(Source code of charts)
((
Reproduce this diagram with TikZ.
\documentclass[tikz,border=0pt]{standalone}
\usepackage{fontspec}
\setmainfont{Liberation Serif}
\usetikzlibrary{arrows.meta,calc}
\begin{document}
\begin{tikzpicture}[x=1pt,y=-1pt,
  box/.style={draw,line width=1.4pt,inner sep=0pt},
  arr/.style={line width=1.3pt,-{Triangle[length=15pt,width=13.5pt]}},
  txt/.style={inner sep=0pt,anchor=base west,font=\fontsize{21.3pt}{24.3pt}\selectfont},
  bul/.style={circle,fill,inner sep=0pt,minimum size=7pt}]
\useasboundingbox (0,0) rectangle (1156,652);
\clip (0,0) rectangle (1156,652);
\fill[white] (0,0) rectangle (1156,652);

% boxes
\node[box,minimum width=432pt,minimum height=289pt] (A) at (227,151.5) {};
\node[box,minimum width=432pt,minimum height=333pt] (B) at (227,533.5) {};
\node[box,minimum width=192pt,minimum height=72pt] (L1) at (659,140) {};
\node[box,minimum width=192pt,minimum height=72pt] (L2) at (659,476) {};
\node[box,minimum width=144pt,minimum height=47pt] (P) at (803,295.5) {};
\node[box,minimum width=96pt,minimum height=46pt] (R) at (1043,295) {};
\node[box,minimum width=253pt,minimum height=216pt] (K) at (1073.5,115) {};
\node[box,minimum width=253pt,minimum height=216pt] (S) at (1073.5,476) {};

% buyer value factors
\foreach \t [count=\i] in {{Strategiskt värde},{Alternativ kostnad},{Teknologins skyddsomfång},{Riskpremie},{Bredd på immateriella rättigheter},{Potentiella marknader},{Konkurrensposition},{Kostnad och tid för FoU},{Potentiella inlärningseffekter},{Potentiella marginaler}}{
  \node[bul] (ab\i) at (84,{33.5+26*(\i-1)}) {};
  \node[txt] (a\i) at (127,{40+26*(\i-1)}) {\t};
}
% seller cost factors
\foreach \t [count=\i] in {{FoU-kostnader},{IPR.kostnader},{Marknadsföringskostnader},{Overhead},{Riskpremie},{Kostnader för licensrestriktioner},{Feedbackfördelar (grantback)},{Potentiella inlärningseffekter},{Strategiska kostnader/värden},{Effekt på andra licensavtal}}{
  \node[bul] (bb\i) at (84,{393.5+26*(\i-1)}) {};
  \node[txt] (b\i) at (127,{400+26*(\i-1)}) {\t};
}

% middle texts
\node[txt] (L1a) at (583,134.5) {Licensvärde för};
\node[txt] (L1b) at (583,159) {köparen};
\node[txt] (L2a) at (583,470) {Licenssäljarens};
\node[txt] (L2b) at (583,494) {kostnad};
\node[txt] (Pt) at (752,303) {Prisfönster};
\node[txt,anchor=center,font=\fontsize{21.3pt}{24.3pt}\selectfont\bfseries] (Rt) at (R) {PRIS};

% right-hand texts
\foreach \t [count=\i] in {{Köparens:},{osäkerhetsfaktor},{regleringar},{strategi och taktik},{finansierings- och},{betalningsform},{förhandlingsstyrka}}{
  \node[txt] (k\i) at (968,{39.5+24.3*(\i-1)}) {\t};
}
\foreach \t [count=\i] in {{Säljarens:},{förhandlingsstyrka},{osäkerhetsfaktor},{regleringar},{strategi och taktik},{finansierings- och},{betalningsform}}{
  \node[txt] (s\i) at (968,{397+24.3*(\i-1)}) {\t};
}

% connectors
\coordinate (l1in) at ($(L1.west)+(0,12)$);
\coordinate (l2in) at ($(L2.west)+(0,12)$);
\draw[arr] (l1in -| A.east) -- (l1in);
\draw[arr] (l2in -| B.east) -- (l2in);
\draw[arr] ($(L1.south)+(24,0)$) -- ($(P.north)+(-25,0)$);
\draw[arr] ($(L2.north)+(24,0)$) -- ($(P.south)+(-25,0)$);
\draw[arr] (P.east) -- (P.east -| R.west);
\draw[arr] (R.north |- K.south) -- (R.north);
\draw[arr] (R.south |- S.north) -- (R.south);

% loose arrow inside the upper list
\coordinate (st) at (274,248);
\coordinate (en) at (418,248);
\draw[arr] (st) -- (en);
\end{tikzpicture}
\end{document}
))
((
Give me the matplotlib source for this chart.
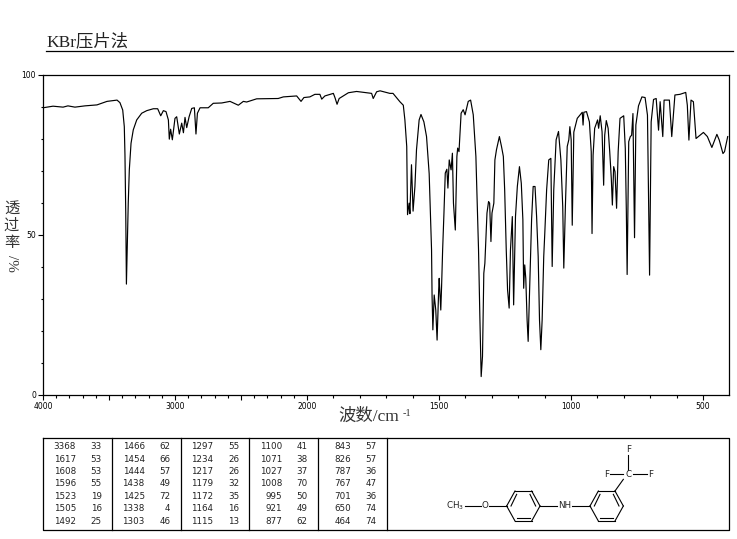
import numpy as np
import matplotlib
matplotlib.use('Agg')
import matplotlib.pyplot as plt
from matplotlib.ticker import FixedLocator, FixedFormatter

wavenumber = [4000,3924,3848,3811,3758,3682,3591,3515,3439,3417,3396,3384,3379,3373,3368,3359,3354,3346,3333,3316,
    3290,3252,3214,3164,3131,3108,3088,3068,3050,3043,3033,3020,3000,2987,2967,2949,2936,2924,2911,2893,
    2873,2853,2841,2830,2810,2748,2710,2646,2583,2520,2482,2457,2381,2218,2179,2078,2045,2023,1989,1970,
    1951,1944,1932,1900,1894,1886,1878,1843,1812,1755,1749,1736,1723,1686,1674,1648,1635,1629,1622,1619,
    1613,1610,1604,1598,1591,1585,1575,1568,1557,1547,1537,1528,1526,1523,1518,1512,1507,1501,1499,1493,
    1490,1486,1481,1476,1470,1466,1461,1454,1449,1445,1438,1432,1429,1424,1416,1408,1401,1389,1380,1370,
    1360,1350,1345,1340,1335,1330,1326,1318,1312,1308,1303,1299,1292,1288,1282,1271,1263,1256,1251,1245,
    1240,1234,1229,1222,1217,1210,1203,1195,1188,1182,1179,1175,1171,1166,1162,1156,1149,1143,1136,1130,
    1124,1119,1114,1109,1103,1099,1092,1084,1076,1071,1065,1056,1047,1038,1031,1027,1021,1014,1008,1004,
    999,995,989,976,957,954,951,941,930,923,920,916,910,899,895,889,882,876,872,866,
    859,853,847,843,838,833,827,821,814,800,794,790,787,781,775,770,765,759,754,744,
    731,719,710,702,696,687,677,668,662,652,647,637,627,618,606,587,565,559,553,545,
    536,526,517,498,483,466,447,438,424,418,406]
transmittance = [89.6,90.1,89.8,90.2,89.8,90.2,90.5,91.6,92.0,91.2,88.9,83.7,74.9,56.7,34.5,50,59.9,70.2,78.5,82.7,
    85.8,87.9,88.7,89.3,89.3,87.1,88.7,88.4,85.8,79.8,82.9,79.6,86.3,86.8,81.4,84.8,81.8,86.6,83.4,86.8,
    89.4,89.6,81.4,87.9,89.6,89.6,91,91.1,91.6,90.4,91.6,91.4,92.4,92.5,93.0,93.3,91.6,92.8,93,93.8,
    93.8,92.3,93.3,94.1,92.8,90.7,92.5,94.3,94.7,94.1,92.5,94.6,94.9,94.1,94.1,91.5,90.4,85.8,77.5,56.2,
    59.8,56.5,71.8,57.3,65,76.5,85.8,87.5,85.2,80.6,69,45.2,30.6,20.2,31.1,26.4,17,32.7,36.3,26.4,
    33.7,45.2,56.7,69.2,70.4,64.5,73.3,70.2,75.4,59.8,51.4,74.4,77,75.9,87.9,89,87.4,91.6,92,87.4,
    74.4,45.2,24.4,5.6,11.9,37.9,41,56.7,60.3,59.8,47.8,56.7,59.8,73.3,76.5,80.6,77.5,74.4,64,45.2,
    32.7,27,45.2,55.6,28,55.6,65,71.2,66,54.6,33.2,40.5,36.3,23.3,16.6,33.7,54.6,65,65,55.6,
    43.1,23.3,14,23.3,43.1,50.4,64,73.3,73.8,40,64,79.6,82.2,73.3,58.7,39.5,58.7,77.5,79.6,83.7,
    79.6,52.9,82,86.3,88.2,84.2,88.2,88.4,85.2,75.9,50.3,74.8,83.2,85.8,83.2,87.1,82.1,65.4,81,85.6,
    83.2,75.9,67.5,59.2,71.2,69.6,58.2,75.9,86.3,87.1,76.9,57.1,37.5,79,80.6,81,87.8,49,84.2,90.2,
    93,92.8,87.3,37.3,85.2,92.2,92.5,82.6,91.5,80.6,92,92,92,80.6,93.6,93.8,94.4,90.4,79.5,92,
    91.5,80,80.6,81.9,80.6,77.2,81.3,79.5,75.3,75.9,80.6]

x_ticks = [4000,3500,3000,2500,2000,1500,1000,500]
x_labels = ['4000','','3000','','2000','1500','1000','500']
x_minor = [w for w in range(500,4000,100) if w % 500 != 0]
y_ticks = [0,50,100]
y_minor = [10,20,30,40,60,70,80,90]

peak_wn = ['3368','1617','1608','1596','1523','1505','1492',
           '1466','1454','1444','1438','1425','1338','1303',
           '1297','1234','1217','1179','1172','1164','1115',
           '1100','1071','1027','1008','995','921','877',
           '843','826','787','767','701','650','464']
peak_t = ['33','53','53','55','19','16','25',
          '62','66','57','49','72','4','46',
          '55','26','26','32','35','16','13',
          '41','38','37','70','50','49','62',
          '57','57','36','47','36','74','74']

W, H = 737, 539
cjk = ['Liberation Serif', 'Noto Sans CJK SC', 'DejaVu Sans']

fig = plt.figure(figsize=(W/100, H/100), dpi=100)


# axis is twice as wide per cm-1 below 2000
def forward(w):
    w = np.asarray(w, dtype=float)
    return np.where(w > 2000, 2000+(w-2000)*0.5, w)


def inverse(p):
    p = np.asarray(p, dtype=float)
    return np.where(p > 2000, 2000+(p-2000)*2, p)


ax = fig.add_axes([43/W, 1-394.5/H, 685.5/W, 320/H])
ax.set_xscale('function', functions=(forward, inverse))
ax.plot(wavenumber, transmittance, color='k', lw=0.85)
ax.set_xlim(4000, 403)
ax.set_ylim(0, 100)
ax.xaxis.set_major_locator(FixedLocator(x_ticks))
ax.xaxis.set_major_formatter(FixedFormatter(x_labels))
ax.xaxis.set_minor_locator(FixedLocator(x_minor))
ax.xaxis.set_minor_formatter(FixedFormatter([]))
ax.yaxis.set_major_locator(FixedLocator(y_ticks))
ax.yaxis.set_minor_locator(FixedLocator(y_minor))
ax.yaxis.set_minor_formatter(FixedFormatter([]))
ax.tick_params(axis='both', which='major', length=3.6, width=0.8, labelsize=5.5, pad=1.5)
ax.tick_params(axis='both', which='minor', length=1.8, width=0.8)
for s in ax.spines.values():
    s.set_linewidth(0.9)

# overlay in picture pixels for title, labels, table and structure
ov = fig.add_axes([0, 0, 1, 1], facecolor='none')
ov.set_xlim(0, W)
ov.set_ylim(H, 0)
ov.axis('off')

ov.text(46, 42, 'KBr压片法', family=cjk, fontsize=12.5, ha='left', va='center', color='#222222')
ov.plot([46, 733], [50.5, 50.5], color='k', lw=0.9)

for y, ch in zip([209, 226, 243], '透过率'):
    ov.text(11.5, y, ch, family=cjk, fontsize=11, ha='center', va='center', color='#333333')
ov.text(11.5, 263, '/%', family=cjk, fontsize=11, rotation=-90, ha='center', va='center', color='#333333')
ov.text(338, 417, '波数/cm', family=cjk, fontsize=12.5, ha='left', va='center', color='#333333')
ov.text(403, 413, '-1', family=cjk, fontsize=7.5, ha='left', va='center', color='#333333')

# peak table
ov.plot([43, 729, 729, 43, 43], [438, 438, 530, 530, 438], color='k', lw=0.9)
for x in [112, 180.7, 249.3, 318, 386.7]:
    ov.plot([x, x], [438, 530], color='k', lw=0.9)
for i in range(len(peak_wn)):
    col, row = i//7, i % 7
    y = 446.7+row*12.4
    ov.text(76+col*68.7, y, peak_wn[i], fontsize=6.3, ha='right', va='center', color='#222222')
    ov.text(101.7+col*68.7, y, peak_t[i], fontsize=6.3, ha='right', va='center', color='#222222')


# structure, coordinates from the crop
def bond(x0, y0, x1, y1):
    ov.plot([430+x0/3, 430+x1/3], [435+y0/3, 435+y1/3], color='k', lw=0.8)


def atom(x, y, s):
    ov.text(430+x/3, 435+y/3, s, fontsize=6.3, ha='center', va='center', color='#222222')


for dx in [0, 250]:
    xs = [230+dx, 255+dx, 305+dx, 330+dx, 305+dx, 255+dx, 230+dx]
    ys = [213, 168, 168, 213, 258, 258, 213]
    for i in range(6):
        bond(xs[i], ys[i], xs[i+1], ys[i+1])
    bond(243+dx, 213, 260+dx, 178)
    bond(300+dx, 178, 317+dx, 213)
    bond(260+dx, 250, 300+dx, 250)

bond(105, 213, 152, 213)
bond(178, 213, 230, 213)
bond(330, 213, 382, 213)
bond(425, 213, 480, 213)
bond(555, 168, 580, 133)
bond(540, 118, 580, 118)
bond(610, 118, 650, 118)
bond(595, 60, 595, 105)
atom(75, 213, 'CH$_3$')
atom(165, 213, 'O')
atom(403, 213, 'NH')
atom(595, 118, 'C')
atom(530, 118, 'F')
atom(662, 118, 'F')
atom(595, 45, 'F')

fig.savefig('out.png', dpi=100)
))
Using the data above, set down each line from the line with "Give me the matplotlib source for this chart." to the line with "from matplotlib.ticker import" exactly, both ends included, and leave the pictures behind. Nothing else belongs.

Give me the matplotlib source for this chart.
import numpy as np
import matplotlib
matplotlib.use('Agg')
import matplotlib.pyplot as plt
from matplotlib.ticker import FixedLocator, FixedFormatter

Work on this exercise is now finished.